Scheme for sub-shot-noise transmission measurement using a time multiplexed single-photon source

TL;DR

This paper demonstrates through simulation that a time-multiplexed single-photon source can achieve sub-shot-noise transmission measurements, enabling more precise optical absorption measurements with minimal light intensity.

Contribution

The work introduces a simulation-based scheme using a multiplexed SPDC photon source and binary temporal division to attain sub-shot-noise performance without number-resolving detectors.

Findings

Sub-shot-noise performance achieved with improvement factors of 1.5 to 2.

Effective even with threshold detectors, reducing experimental complexity.
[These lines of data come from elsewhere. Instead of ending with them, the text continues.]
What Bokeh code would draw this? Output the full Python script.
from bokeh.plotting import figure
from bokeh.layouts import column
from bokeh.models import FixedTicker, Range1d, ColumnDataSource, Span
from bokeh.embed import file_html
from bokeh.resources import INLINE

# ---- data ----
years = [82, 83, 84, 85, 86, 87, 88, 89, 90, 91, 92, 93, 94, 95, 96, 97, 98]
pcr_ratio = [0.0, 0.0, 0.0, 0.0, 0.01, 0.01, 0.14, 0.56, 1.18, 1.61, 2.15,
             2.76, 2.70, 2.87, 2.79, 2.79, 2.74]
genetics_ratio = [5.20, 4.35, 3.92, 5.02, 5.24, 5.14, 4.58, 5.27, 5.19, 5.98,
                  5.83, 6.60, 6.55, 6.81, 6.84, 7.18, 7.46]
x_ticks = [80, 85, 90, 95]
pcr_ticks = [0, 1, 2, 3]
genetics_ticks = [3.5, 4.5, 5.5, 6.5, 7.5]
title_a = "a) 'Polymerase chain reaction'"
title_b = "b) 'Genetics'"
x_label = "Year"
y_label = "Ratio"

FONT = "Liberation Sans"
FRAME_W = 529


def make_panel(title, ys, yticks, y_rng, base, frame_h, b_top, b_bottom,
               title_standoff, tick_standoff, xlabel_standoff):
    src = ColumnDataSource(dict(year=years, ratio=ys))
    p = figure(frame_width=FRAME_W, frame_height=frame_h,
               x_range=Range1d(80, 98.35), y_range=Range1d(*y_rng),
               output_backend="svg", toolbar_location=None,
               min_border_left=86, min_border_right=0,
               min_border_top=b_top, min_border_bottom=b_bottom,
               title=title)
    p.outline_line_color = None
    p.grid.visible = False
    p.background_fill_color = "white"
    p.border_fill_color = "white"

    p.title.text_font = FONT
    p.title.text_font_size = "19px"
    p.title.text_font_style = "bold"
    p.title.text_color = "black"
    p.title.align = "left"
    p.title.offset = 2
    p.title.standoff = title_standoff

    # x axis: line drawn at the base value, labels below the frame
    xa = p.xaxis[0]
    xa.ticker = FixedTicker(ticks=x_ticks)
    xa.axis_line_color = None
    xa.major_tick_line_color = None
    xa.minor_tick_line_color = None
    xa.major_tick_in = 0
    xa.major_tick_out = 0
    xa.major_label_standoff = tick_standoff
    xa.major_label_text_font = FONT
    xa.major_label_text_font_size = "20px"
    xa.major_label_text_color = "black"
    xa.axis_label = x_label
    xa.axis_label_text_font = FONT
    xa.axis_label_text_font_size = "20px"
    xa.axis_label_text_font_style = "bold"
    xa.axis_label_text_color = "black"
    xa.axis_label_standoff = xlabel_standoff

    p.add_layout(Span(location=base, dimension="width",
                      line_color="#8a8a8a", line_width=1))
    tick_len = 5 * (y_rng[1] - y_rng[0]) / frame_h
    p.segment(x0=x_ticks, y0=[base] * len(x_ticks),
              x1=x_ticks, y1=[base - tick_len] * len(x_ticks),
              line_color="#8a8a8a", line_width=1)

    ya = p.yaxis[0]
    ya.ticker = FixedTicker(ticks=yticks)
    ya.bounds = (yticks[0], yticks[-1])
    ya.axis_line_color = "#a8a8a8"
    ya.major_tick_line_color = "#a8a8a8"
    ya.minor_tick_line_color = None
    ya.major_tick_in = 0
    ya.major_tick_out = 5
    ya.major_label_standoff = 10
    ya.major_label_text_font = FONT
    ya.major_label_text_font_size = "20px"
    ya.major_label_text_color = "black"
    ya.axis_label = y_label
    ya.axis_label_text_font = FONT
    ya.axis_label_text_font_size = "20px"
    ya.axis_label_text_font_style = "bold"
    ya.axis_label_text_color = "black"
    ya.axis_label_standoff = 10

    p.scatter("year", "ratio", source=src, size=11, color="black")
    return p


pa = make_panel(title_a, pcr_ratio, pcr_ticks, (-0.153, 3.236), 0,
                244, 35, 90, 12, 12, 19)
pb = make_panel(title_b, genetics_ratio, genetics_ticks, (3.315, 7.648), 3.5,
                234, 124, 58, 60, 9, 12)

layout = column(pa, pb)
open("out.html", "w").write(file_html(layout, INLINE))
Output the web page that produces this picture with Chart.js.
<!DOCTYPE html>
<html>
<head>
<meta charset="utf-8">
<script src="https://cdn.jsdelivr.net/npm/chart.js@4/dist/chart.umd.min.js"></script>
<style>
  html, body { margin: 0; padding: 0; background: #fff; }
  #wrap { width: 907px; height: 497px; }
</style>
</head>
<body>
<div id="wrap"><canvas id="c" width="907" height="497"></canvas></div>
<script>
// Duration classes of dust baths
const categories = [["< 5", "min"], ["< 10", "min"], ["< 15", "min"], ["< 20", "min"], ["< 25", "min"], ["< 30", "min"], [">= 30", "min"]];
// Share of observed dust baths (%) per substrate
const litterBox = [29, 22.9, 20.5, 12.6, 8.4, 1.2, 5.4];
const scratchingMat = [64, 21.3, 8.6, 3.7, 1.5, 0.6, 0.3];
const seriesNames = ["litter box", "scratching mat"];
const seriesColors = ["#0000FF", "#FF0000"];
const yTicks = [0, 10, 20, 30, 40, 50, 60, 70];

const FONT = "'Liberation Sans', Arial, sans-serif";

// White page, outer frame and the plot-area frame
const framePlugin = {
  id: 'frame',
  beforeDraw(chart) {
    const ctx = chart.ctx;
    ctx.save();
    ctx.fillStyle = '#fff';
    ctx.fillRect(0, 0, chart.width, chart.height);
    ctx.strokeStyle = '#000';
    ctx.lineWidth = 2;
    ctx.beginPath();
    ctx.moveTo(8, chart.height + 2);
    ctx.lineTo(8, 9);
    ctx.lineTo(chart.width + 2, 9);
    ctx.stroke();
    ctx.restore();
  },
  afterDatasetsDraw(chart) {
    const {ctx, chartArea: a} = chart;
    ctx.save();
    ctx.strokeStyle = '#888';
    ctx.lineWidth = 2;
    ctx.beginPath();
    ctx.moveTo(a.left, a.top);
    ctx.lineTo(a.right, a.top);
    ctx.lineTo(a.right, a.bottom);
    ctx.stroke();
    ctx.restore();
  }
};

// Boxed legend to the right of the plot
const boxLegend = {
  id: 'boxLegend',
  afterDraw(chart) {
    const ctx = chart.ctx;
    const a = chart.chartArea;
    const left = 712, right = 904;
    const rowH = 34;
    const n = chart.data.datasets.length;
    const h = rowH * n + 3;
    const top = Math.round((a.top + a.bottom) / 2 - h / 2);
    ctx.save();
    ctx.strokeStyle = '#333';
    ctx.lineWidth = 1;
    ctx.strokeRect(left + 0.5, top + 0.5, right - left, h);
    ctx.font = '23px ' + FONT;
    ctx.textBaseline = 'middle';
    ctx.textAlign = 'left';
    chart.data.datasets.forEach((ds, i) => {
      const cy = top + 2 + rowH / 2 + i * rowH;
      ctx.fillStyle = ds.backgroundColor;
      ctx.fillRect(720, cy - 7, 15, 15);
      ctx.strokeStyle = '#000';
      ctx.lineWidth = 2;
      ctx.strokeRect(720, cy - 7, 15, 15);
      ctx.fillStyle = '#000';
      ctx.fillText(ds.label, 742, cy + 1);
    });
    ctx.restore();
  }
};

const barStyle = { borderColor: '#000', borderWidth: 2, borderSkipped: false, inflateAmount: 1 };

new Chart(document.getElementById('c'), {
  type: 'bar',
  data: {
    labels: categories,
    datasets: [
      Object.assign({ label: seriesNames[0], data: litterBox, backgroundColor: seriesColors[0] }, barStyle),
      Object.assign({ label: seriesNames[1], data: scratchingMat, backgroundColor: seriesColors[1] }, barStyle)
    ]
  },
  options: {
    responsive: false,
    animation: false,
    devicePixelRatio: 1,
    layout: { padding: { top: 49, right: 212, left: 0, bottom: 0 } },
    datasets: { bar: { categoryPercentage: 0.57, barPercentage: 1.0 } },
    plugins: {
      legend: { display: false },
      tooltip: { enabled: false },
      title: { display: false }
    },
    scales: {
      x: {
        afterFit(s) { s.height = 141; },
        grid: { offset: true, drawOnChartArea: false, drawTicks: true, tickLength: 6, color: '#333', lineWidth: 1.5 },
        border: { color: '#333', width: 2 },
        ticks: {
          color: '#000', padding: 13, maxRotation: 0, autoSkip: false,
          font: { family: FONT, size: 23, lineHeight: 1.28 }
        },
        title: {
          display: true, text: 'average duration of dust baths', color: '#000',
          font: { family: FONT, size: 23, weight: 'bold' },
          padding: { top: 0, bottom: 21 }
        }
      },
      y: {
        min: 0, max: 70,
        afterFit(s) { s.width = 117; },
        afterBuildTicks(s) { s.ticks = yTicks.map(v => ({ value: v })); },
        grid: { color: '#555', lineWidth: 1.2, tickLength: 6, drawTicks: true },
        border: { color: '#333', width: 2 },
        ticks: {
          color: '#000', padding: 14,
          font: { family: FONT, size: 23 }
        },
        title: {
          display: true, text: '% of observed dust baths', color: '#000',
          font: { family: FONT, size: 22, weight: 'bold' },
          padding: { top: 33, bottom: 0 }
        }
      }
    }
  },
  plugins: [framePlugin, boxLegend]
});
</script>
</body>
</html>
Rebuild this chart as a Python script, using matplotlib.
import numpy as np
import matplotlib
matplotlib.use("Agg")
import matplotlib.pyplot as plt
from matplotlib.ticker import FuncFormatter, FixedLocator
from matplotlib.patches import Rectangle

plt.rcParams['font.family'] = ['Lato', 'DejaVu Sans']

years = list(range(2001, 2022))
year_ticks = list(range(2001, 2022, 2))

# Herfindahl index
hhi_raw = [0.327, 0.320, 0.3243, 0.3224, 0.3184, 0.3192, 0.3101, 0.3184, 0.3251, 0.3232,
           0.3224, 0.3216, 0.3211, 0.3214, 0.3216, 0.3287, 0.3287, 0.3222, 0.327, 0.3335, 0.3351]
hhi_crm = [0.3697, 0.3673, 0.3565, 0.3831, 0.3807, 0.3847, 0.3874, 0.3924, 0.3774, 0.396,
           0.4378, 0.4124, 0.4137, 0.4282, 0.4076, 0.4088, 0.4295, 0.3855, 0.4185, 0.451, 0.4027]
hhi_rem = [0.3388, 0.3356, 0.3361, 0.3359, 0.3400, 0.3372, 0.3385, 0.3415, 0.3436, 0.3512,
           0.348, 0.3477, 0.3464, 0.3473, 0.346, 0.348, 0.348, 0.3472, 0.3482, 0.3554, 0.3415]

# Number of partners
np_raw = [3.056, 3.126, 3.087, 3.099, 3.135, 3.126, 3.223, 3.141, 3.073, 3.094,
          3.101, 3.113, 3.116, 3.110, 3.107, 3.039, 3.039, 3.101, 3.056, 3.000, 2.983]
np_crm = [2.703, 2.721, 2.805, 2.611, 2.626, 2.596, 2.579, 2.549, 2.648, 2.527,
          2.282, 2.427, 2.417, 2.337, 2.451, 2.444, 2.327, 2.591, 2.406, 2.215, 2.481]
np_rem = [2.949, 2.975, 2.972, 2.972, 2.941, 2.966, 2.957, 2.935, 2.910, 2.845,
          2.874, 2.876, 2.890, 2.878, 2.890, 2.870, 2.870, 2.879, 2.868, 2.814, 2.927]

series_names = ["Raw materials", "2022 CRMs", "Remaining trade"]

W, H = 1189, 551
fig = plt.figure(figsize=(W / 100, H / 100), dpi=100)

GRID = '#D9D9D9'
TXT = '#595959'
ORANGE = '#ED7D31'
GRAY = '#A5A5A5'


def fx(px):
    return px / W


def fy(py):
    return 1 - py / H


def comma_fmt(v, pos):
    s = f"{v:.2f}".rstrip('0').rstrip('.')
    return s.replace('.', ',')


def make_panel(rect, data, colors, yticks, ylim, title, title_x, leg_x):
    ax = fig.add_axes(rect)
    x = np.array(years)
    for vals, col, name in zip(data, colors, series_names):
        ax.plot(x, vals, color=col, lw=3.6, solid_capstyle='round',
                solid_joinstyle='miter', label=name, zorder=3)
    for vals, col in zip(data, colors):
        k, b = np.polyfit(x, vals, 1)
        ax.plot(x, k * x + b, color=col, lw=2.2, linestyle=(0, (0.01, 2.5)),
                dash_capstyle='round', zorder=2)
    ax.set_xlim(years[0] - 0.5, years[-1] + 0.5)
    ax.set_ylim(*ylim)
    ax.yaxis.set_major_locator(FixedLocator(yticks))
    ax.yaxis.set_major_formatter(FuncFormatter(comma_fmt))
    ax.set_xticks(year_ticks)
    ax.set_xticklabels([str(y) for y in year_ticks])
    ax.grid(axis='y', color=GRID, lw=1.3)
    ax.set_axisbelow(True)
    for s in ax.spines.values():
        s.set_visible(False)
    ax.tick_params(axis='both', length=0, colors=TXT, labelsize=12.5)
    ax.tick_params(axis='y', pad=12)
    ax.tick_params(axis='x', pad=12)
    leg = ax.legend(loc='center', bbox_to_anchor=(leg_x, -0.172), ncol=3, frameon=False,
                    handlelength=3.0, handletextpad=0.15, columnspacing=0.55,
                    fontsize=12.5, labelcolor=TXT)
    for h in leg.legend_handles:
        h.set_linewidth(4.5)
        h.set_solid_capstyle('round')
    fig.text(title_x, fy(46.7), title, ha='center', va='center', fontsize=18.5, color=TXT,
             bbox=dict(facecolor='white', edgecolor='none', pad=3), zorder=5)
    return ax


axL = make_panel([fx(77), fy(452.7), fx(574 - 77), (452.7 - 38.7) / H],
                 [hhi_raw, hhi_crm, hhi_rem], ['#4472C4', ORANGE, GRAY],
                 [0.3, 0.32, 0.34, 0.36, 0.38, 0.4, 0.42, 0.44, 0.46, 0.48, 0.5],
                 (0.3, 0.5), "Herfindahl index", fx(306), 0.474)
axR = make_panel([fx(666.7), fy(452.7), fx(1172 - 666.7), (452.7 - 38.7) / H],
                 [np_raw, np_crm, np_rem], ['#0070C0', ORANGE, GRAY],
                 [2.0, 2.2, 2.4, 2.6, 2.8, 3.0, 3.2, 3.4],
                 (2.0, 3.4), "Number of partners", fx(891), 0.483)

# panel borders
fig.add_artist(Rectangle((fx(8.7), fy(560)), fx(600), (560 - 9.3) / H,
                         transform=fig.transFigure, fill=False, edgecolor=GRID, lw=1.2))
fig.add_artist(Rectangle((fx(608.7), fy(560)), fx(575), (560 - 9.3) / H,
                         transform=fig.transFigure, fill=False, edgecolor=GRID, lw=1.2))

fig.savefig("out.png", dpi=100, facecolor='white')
Potential for minimally invasive biological and material measurements.

Abstract

A promising result from optical quantum metrology is the ability to achieve sub-shot-noise performance in transmission or absorption measurements. This is due to the significantly lower uncertainty in light intensity of quantum beams with respect to their classical counterparts. In this work, we simulate the outcome of an experiment that uses a multiplexed single-photon source based on pair generation by continuous spontaneous parametric down conversion (SPDC) followed by a time multiplexing set-up with a binary temporal division strategy, considering several types of experimental losses. With such source, the sub-Poissonian statistics of the output signal is the key for achieving sub-shot-noise performance. We compare the numerical results with two paradigmatic limits: the shot-noise limit (achieved using coherent sources) and the quantum limit (obtained with an ideal photon-number Fock state as the input source). We also investigate conditions in which threshold detectors can be used, and the effect of input light fluctuations on the measurement error. Results show that sub-shot-noise performance can be achieved, even without using number-resolving detectors, with improvement factors that range from 1.5 to 2. This technique would allow measurements of optical absorption of a sample with reasonable uncertainty using ultra-low light intensity and minimum disruption of biological or other fragile specimens.